Lion was in a bad place for a long time, but a patch has finally reworked him into a reasonably powerful support operator. His full map scan has been tweaked to only ping enemies when movement is detected, similar to triggering Alibi's decoys. Defenders are still inclined to stand still during the scan, but it now it's over in a couple of seconds. He's far more balanced now and serves a real use, but he's still boring to play as.

Though brief, his new map scan is a powerful tool for dealing with roamers.

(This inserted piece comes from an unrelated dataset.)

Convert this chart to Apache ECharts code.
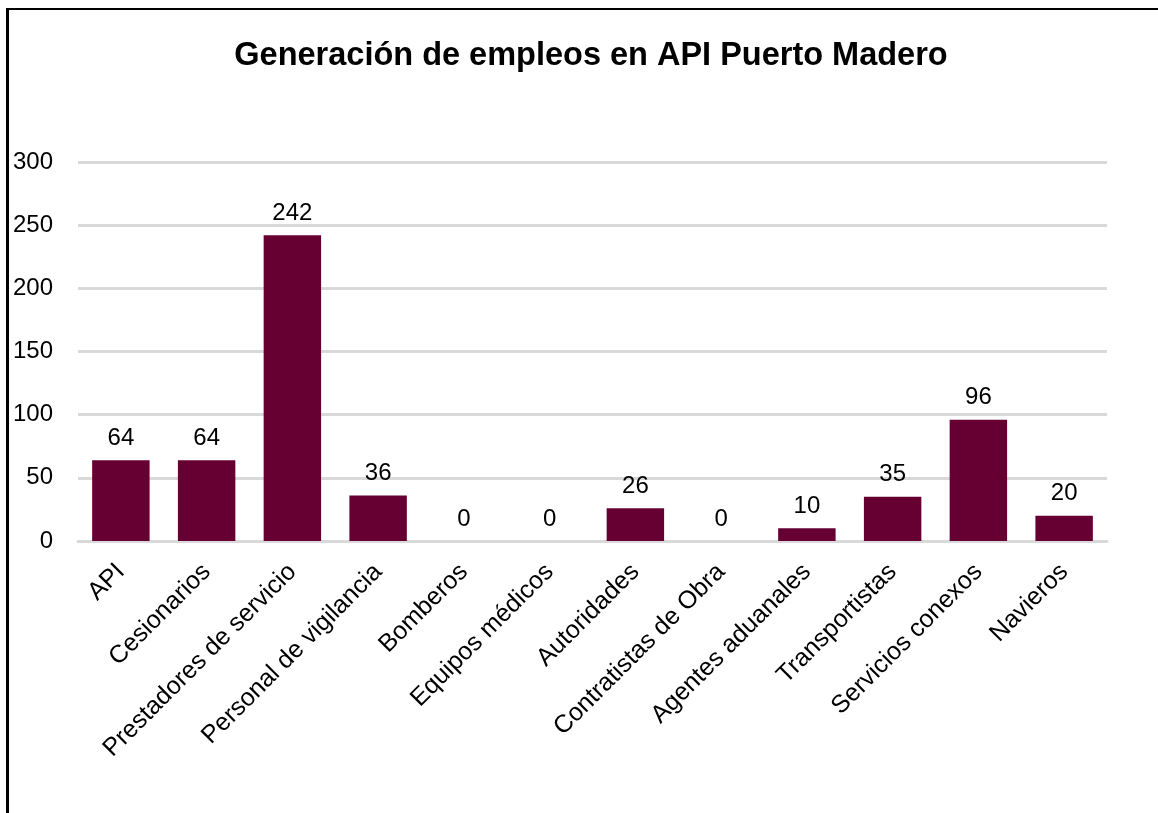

Timed with breaches or a coordinated push, you're likely to catch a few enemies who are in a tight spot and are forced to move.


When it comes to enemy gadgets, nobody can provide more intel than IQ. With a communicative team, she can use her electronics scanner to warn friendlies of traps, expose certain roamers, and shoot Bandit batteries/Electroclaws through floors and ceilings. She lacks any other supportive utility, but powerful weapons and high speed gives her plenty of room to frag.


Finka’s adrenal surge ability is great for giving the team a boost to health and recoil before a fight. Even when randomly activated at the whim of Finka, her boost makes the team instantly tankier, which directly leads to more fights won. Her 6P41 LMG gets a huge power boost when combined with her recoil-reducing burst, but the Spear assault rifle remains one of the weakest in Siege.


Similar to Ying, Dokkaebi has a strong support ability overshadowed by her lack of competitive weapons. Her Logic Bomb is a powerful tool that makes every defender (minus Echo) emit a loud vibration sound from their phone. To anchors, it’s mostly a harmless annoyance, but the real value is how it reveals sneaky roamers. She can also hack the phone of a fallen defender to gain access to defender cameras for the rest of the round.

Her information warfare potential is unmatched, but her tradeoff is an awkward set of weapons. She can take either the Mk 14 DMR or BOSG slug shotgun. The Mk 14 is a middling DMR and the BOSG is more of a weird novelty. In Ember Rise, she received frag grenades and decreased visual recoil for her SMG-12, giving her new opportunities as a fragger.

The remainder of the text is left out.